I feel like at the end of the day, it's always more satisfying to get there on your own and put the pieces together watching the action, not having everybody tell you. I feel like Michael used those in a smart, sort of subtle way that enhanced the story, but it doesn't rely on those.

The other kind of odd, fun, formalist element is the people who are either on the app or in the flashback kind of thing, where suddenly somebody is just in the room. I think your character had the scene with the leggy blond sitting on your desk.

Yeah.

What was you first thought when you saw that on the page in an otherwise pretty straightforward movie?

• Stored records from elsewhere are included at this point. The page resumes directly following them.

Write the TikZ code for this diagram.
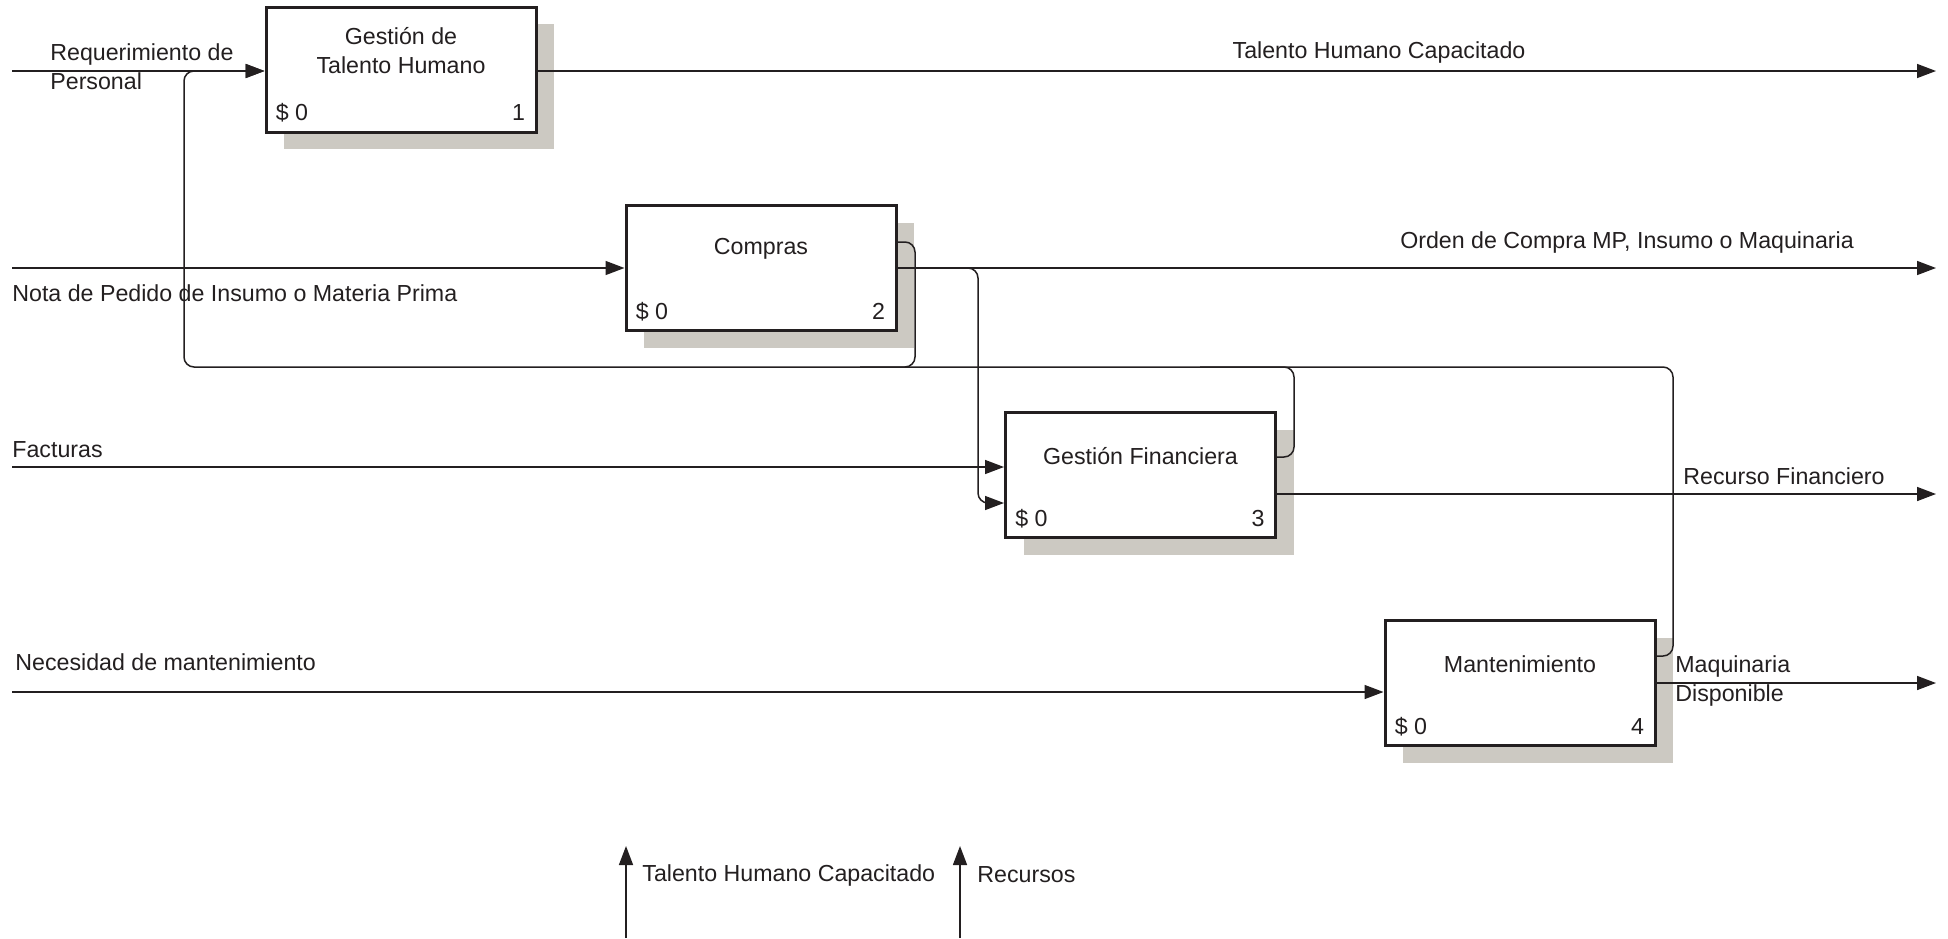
\documentclass[tikz,border=0pt]{standalone}
\usepackage{fontspec}
\setmainfont{Liberation Sans}
\usetikzlibrary{arrows.meta,calc,shadows}
\definecolor{ink}{RGB}{35,31,32}
\definecolor{shade}{RGB}{204,201,194}
\begin{document}
\begin{tikzpicture}[x=0.5pt,y=-0.5pt,
  every node/.style={font=\fontsize{11.6}{14.5}\selectfont, text=ink, inner sep=0pt},
  actbox/.style={draw=ink, line width=1.5pt, fill=white,
    minimum width=135pt, minimum height=62.5pt,
    drop shadow={shadow xshift=9pt, shadow yshift=-8.5pt, fill=shade, opacity=1}},
  flow/.style={draw=ink, line width=0.75pt},
  tip/.style={-{Triangle[length=9.5pt,width=7pt]}},
  arr/.style={flow, tip},
  roundline/.style={flow, rounded corners=5pt},
]
\useasboundingbox (0,0) rectangle (1948,938);

% activity boxes
\node[actbox] (b1) at (401,69.5) {};
\node[actbox] (b2) at (761,268) {};
\node[actbox] (b3) at (1140.5,475) {};
\node[actbox] (b4) at (1520,683) {};

% titles, costs and numbers
\node[align=center] (t1) at ($(b1.north)+(0,45)$) {Gestión de\\Talento Humano};
\node (t2) at ($(b2.north)+(0,45)$) {Compras};
\node (t3) at ($(b3.north)+(0,45)$) {Gestión Financiera};
\node (t4) at ($(b4.north)+(0,45)$) {Mantenimiento};
\foreach \b/\n in {b1/1,b2/2,b3/3,b4/4}{
  \node[anchor=base west] (c\n) at ($(\b.south west)+(11,-13)$) {\$ 0};
  \node[anchor=base east] (n\n) at ($(\b.south east)+(-12,-13)$) {\n};
}

% row 1
\coordinate (i1) at (12,71);
\coordinate (o1) at (1936,71);
\draw[arr] (i1) -- (i1 -| b1.west);
\draw[arr] (b1.east |- o1) -- (o1);
\node[anchor=west, align=left] (l1) at (50,67) {Requerimiento de\\Personal};
\node (l2) at (1379,52) {Talento Humano Capacitado};

% row 2
\coordinate (i2) at (12,268);
\coordinate (o2) at (1936,268);
\draw[arr] (i2) -- (i2 -| b2.west);
\draw[arr] (b2.east |- o2) -- (o2);
\node[anchor=west] (l3) at (12,293) {Nota de Pedido de Insumo o Materia Prima};
\node (l4) at (1627,242) {Orden de Compra MP, Insumo o Maquinaria};
\draw[roundline, tip] (b2.east |- o2) -- (978,268) -- (978,503) -- (b3.west |- 0,503);

% row 3
\coordinate (i3) at (12,467);
\coordinate (o3) at (1936,494);
\draw[arr] (i3) -- (i3 -| b3.west);
\draw[arr] (b3.east |- o3) -- (o3);
\node[anchor=west] (l5) at (12,450) {Facturas};
\node (l6) at (1784,476) {Recurso Financiero};

% row 4
\coordinate (i4) at (12,692);
\coordinate (o4) at (1936,683);
\draw[arr] (i4) -- (i4 -| b4.west);
\draw[arr] (b4.east |- o4) -- (o4);
\node[anchor=west] (l7) at (15,662) {Necesidad de mantenimiento};
\node[anchor=west, align=left] (l8) at (1675,681) {Maquinaria\\Disponible};

% feedback loops back to box 1
\coordinate (j) at (184,367);
\draw[roundline, tip] (b4.east |- 0,656) -- (1673,656) -- (1673,367) -- (j) -- (184,71) -- (b1.west |- i1);
\draw[roundline] (b3.east |- 0,457) -- (1294,457) -- (1294,367) -- (1200,367);
\draw[roundline] (b2.east |- 0,242) -- (915,242) -- (915,367) -- (860,367);

% controls entering from below
\coordinate (m1) at (626,938);
\coordinate (m1t) at (626,846);
\coordinate (m2) at (960,938);
\coordinate (m2t) at (960,846);
\draw[arr] (m1) -- (m1t);
\draw[arr] (m2) -- (m2t);
\node[anchor=west] (l9) at (642,875) {Talento Humano Capacitado};
\node[anchor=west] (l10) at (977,875) {Recursos};
\end{tikzpicture}
\end{document}
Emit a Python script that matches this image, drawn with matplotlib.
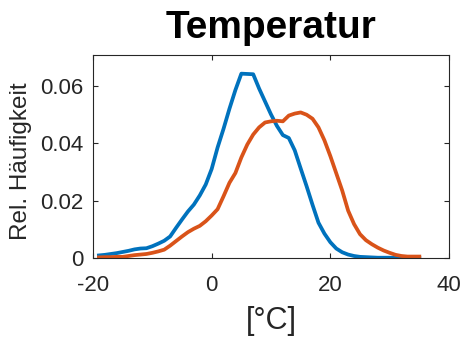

I'm trying to think what came to mind. I remember that was one of the things early on, where in the early version of the script I think there were only a handful of them. I think more were eventually added. I responded really positively to them. It felt like an interesting and expressive, fun way to communicate that experience in an otherwise pretty grounded movie. That was one of the things early on that actually really excited me about the script too, that you are living pretty much in this grounded, realistic world, but there are these feelings communicated through those absurd, heightened, surreal little touches throughout it. It didn't jar me as much as I thought it would, I guess is a good way to put it.

When I hear it out loud, I go "How do those...those don't sound like they're of the same ilk." But I think in the movie they come at the right emotional beat. They feel like a logical extension of just like "Oh yeah, that is sort of what that feels like." There's one actually that is not in the movie, where I'm on a date with somebody and she ends up killing someone, and then we went back. I think that one didn't make the final cut because it was a little too far in that direction, where people were like "Wait a minute, did they just kill somebody?" And that sort of threw everybody off watching the following scene.

But, I always liked that element. I always thought that was something that made it distinct, and I was always attracted to that. Somehow it felt natural, it didn't feel forced in the shape of the movie.